There were also allegations against Pearlman in the 2014 Hollywood Reporter piece, this time from a "high-ranking former Trans Continental staffer (who asked to remain anonymous to avoid being drawn into any legal disputes)." He recalls how, in 2000, Pearlman became close to Ikaika Kahoano, a finalist on Pearlman's reality show Making The Band:

"Lou picked him as the 'chosen one' to live in the house... He said: 'I'll be like a father to you — me and you against the world. We have a secret. I'll take care of you. You'll be my guy.'"

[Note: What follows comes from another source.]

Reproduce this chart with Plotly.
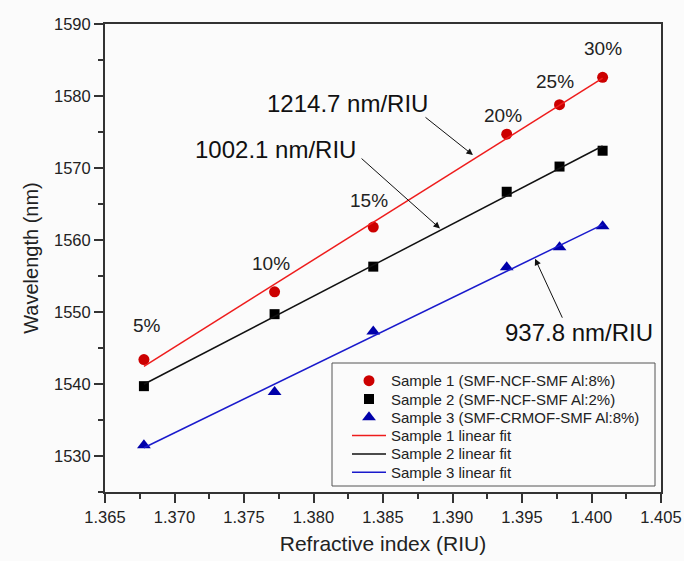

The source reported that Kahoano became visibly uncomfortable in Pearlman's presence and allegedly "completely freaked out" when Pearlman tried to touch him. Kahoano "abruptly" quit the show and the band O-Town mid-season, and refused to comment for the Hollywood Reporter piece.

Nick Carter, who worked with Pearlman as part of The Backstreet Boys, backed up Pearlman's denials against the allegations of sexual impropriety against him in an interview with MTV:

"There's a lot of people who maybe were involved in our stuff in the past who want to take an opportunity maybe because they are a little bitter, you know, maybe because of where they are right now...and they tend to, like, throw us under the bus, you know what I mean? Because of where we are right now. I mean, I'm not naming anybody but ... any attack on any one of us in this group is an attack on the whole entire group."

I'm not too sure how a series would begin to handle all of the different facets of Pearlman's career and life, but considering its basis — the fantastic New Yorker article — I'm keeping faith.